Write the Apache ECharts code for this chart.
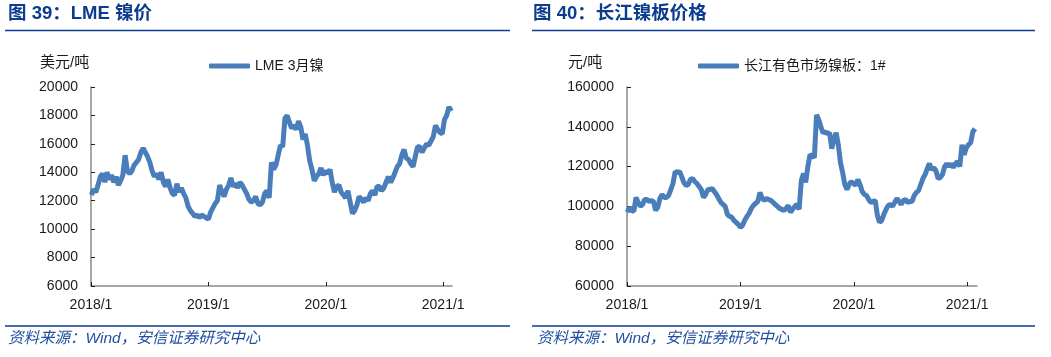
<!DOCTYPE html>
<html>
<head>
<meta charset="utf-8">
<script src="https://cdn.jsdelivr.net/npm/echarts@6/dist/echarts.min.js"></script>
<style>
html,body{margin:0;padding:0;background:#fff;}
#c{width:1051px;height:357px;}
</style>
</head>
<body>
<div id="c"></div>
<script>
// ---- Data (weekly readings, starting first week of 2018) ----
var startDate = '2018-01-02';
var xTickYears = [2018, 2019, 2020, 2021];

// LME 3-month nickel, USD/t
var lmeNickel = [
12400,12800,12600,13100,13700,13900,13300,14000,13500,13800,
13300,13700,13100,13400,13800,15200,14100,13900,14100,14500,
14700,14900,15400,15700,15400,15100,14700,14100,13700,13900,
13500,14000,13300,13000,13500,12900,12500,12400,13200,12600,
12900,12500,12200,11600,11300,11100,10900,11000,10800,11000,
10900,10800,10700,11200,11500,11800,12000,13100,12600,12300,
12800,13100,13600,13000,13200,12900,13300,13100,12800,12500,
12100,11900,12000,12300,11800,11700,11900,12500,12700,12200,
14700,14200,14500,15200,15900,15800,17800,18000,17500,17100,
17300,17000,17600,17200,16300,16700,15900,14800,14200,13400,
13700,13900,14300,13800,14100,13900,14200,13300,12600,13000,
13100,12600,12400,12200,12700,11900,11100,11300,11700,12300,
12100,11900,12200,12000,12500,12700,12400,13000,13000,12700,
12900,13300,13700,13300,13600,14000,14400,14600,15200,15600,
15000,14900,14600,14400,15100,15800,15800,15400,15700,16000,
15900,16200,16500,17300,17000,16800,16700,17700,18000,18600,
18300
];

// Changjiang nonferrous market 1# nickel plate, CNY/t
var cjNickel = [
97000,99500,98000,97500,104500,102000,100000,101000,103500,103500,
102500,103000,102500,98000,99500,104000,106000,104500,104500,105500,
108500,111500,117500,117000,117500,115000,112000,110500,111000,113500,
114000,112500,111500,110000,108500,104500,106000,108500,108500,109000,
107500,106000,104000,102000,101000,100000,96000,95000,94500,93000,
92000,91000,89500,90500,93000,95000,96500,99000,100500,101500,
102500,107000,104000,103000,104000,103500,103000,102000,101000,100000,
99000,98500,98000,99000,100500,97000,98500,100000,101000,98500,
113000,116500,112000,120000,126000,125500,124500,146000,143500,140000,
137000,137500,136500,137000,129000,134000,137000,131000,122000,117000,
111000,108500,111000,112500,111500,110500,113500,111000,107500,106000,
105500,103500,102000,102500,103000,95500,92000,93000,96000,98500,
100500,101000,100000,102000,104000,102500,101000,103000,103500,102000,
102500,102500,105500,107000,108000,111000,114000,116000,119000,121500,
118500,119500,118000,114000,114500,116000,120000,121500,120000,121500,
119500,121500,122500,120000,131000,126000,129500,131000,132000,137500,
139000
];

var lmeTicks = {min: 6000, max: 20000, interval: 2000};
var cjTicks = {min: 60000, max: 160000, interval: 20000};

// ---- helpers ----
function weekToYear(i) {
  var d = new Date(startDate + 'T00:00:00Z');
  d.setUTCDate(d.getUTCDate() + 7 * i);
  var y = d.getUTCFullYear();
  var y0 = Date.UTC(y, 0, 1), y1 = Date.UTC(y + 1, 0, 1);
  return y + (d.getTime() - y0) / (y1 - y0);
}
function toPairs(arr) { return arr.map(function (v, i) { return [weekToYear(i), v]; }); }

var FONT = 'Liberation Sans, Arial, Noto Sans CJK SC, sans-serif';
var BLUE = '#0c3c8e';
var LINE = '#4a7ebb';

function xAxisOf(gi, max) {
  return {
    type: 'value', gridIndex: gi, min: 2018, max: max, interval: 1,
    axisLine: {show: true, lineStyle: {color: '#8a8a8a', width: 1.5}},
    axisTick: {show: true, inside: true, length: 4, lineStyle: {color: '#222'}, customValues: xTickYears},
    axisLabel: {customValues: xTickYears, formatter: function (v) { return Math.round(v) + '/1'; },
      color: '#1a1a1a', fontSize: 14, fontFamily: FONT, margin: 12},
    splitLine: {show: false}
  };
}
function yAxisOf(gi, t) {
  return {
    type: 'value', gridIndex: gi, min: t.min, max: t.max, interval: t.interval,
    axisLine: {show: true, lineStyle: {color: '#8a8a8a', width: 1.5}},
    axisTick: {show: true, inside: true, length: 4, lineStyle: {color: '#222'}},
    axisLabel: {color: '#1a1a1a', fontSize: 14, fontFamily: FONT, margin: 13,
      formatter: function (v) { return String(v); }},
    splitLine: {show: false}
  };
}

var chart = echarts.init(document.getElementById('c'), null, {renderer: 'canvas'});
chart.setOption({
  animation: false,
  backgroundColor: '#fff',
  grid: [
    {left: 91, top: 87, width: 361, height: 199},
    {left: 627, top: 87, width: 350, height: 199}
  ],
  xAxis: [xAxisOf(0, 2021.075), xAxisOf(1, 2021.086)],
  yAxis: [yAxisOf(0, lmeTicks), yAxisOf(1, cjTicks)],
  legend: [
    {data: ['LME 3月镍'], left: 209, top: 59, padding: 0, itemWidth: 41, itemHeight: 5, icon: 'roundRect',
     textStyle: {fontSize: 14, fontFamily: FONT, color: '#1a1a1a'}},
    {data: ['长江有色市场镍板：1#'], left: 698, top: 59, padding: 0, itemWidth: 41, itemHeight: 5, icon: 'roundRect',
     textStyle: {fontSize: 14, fontFamily: FONT, color: '#1a1a1a'}}
  ],
  series: [
    {name: 'LME 3月镍', type: 'line', xAxisIndex: 0, yAxisIndex: 0, data: toPairs(lmeNickel),
     showSymbol: false, lineStyle: {color: LINE, width: 5}, itemStyle: {color: LINE}},
    {name: '长江有色市场镍板：1#', type: 'line', xAxisIndex: 1, yAxisIndex: 1, data: toPairs(cjNickel),
     showSymbol: false, lineStyle: {color: LINE, width: 5}, itemStyle: {color: LINE}}
  ],
  graphic: [
    {type: 'text', left: 8, top: 5, style: {text: '图 39：LME 镍价', fill: BLUE, font: 'bold 18.5px ' + FONT}},
    {type: 'text', left: 533, top: 5, style: {text: '图 40：长江镍板价格', fill: BLUE, font: 'bold 18.5px ' + FONT}},
    {type: 'line', shape: {x1: 5, y1: 30.5, x2: 510, y2: 30.5}, style: {stroke: BLUE, lineWidth: 1.5}},
    {type: 'line', shape: {x1: 532, y1: 30.5, x2: 1035, y2: 30.5}, style: {stroke: BLUE, lineWidth: 1.5}},
    {type: 'line', shape: {x1: 5, y1: 326, x2: 510, y2: 326}, style: {stroke: BLUE, lineWidth: 1.5}},
    {type: 'line', shape: {x1: 532, y1: 326, x2: 1035, y2: 326}, style: {stroke: BLUE, lineWidth: 1.5}},
    {type: 'text', left: 40, top: 55, style: {text: '美元/吨', fill: '#1a1a1a', font: '15px ' + FONT}},
    {type: 'text', left: 568, top: 55, style: {text: '元/吨', fill: '#1a1a1a', font: '15px ' + FONT}},
    {type: 'text', left: 8, top: 331, style: {text: '资料来源：Wind，安信证券研究中心', fill: '#2050a0', font: 'italic 15.5px ' + FONT}},
    {type: 'text', left: 537, top: 331, style: {text: '资料来源：Wind，安信证券研究中心', fill: '#2050a0', font: 'italic 15.5px ' + FONT}}
  ]
});
</script>
</body>
</html>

===============

Every line from the top of the material above through the line with "var xTickYears = [2018, 2019, 2020, 2021];" should be duplicated exactly, please; leave out the pictures.

Reply to the exercise |
Write the Apache ECharts code for this chart.
<!DOCTYPE html>
<html>
<head>
<meta charset="utf-8">
<script src="https://cdn.jsdelivr.net/npm/echarts@6/dist/echarts.min.js"></script>
<style>
html,body{margin:0;padding:0;background:#fff;}
#c{width:1051px;height:357px;}
</style>
</head>
<body>
<div id="c"></div>
<script>
// ---- Data (weekly readings, starting first week of 2018) ----
var startDate = '2018-01-02';
var xTickYears = [2018, 2019, 2020, 2021];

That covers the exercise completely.